Assumir a veia partidária coloca o sindicalismo à mercê do poder. Neste caso, os partidos que rodeiam o lulismo. No fundo, reforça-se a dúvida: a greve é político-partidária ou uma ação trabalhista efetiva? O ano eleitoral vira cortina de fumaça para as intenções reais.

A responsabilidade envolve ainda o professorado. Muitos docentes perderam ou nunca tiveram o sangue que une os descontentes. Há um conformismo generalizado que facilita o trabalho do modelo PSDB/PT de educação. O último reajuste da categoria aconteceu em 2005 e foi da ordem de 15%. Nos últimos cinco anos, aumento de 5%, somente em 2008. A inflação do período é de 22%. O bolso minguado não é mais motivo de protesto?

Outra parte dos professores concorda ou aceita de bom grado a política salarial do Governo Estadual, focada no pagamento de bônus por bom desempenho, entre outros agrados, medida que divide especialistas em educação. Uns falam em premiação por mérito. Outros classificam o bônus como critério fora de contexto. O debate estéril alimenta a paralisia.

A terceira parte dos docentes desistiu da luta, mas não da profissão. Procura espaço nas redes municipais ou privada, que pagam melhor e oferecem – em tese - melhores condições de trabalho. Ou outras condições igualmente frágeis de trabalho. O salário da rede estadual é o pior do mercado, na média.

Como professor universitário em curso de licenciatura, vejo muitos alunos com sangue nos olhos e vontade para entrar na sala de aula. Eles entendem a educação como mecanismo de transformação. Respiram idealismo. Seis meses, um ano depois, querem fazer outra coisa na vida. Desistem pelo cansaço, pelo estresse, pelo medo, pela decepção diante de um modelo falido de escola, que coloca o país entre os piores das nações em desenvolvimento.

Entrar em greve é um direito e, por vezes, uma necessidade. Os professores se encaixam nesta premissa. Mas esta paralisação não provocou cócegas na secretaria estadual. Enquanto os grevistas falavam em adesão de 63%, o Governo rebatia com o índice de 1%. O número não importa diante do fato: infelizmente, a rede estadual é a mesma de sempre, que rasteja em seu caminho repleto de buracos e desvios que terminam em becos sem saída.

Ao perceber a ineficácia da categoria em alterar a paisagem, o Governo Estadual consegue manter e se vangloriar da política neoliberal de educação adotada nos anos 90. Modelo que valoriza os dados estatísticos, a padronização de conteúdos, a submissão ao mercado e aos processos de consumo, mascarados numa estrutura escolar repressora e excludente. Modelo que atende aos interesses de organismos internacionais e rechaça as particularidades da cultura local.

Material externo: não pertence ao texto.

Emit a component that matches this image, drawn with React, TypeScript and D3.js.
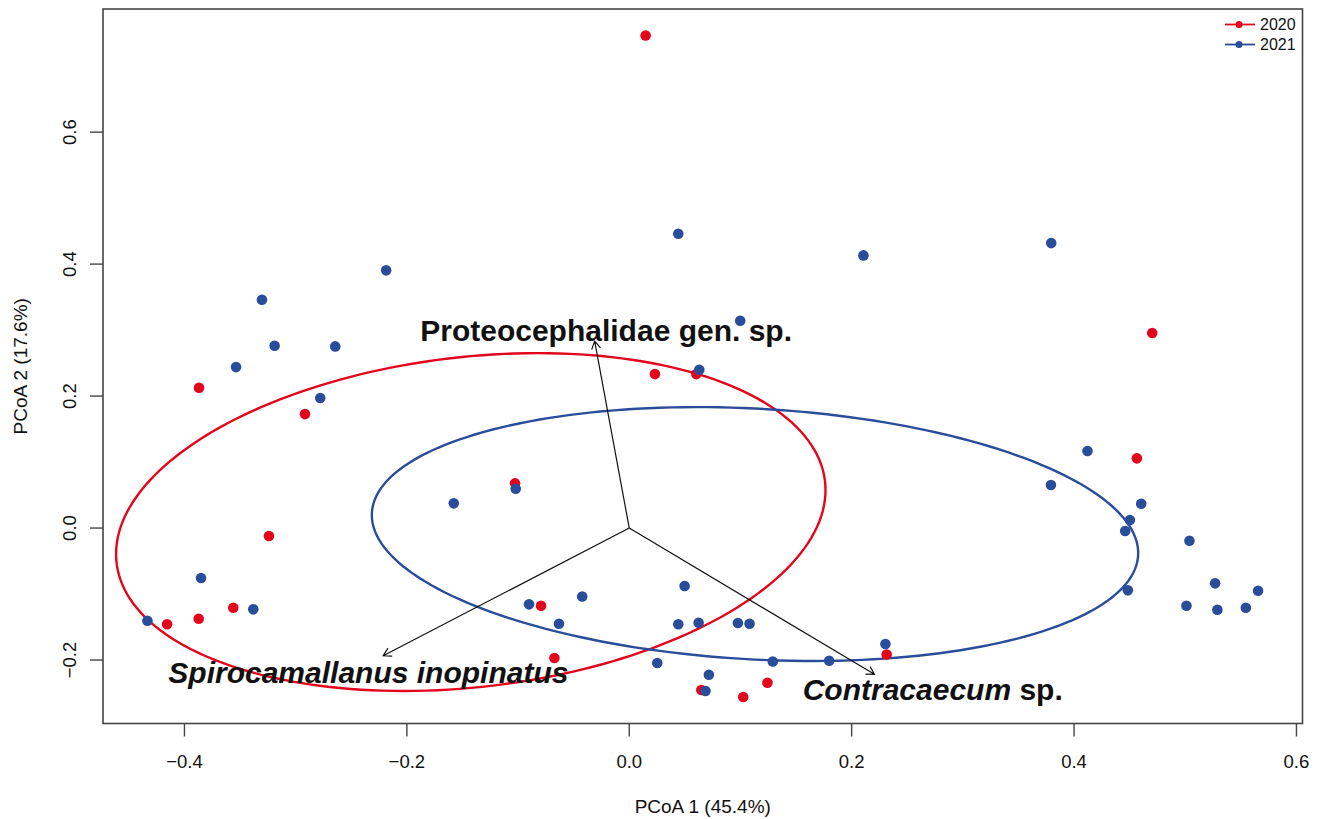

Se olharmos para esta última paralisação, o modelo venceu. Ou melhor, confirmou a vitória por nocaute. O professorado permanece conformado, desumanizado e inerte, como desejam os gestores públicos de educação.

Com o fracasso da greve, a reivindicação de 34,3% de reajuste salarial como reposição de perdas sumiu com o vento. O Governo bateu o pé, não negociou e não mexeu no bolso. As escolas revivem, depois de um mês, aquela aula de história recente, de conhecimento de todos. O conteúdo é oferecido pelo protagonista de sempre. Na teoria e na beleza dos textos pedagógicos, o nome dele é professor, sujeito que murmura queixas, exala cansaço e continua mal pago.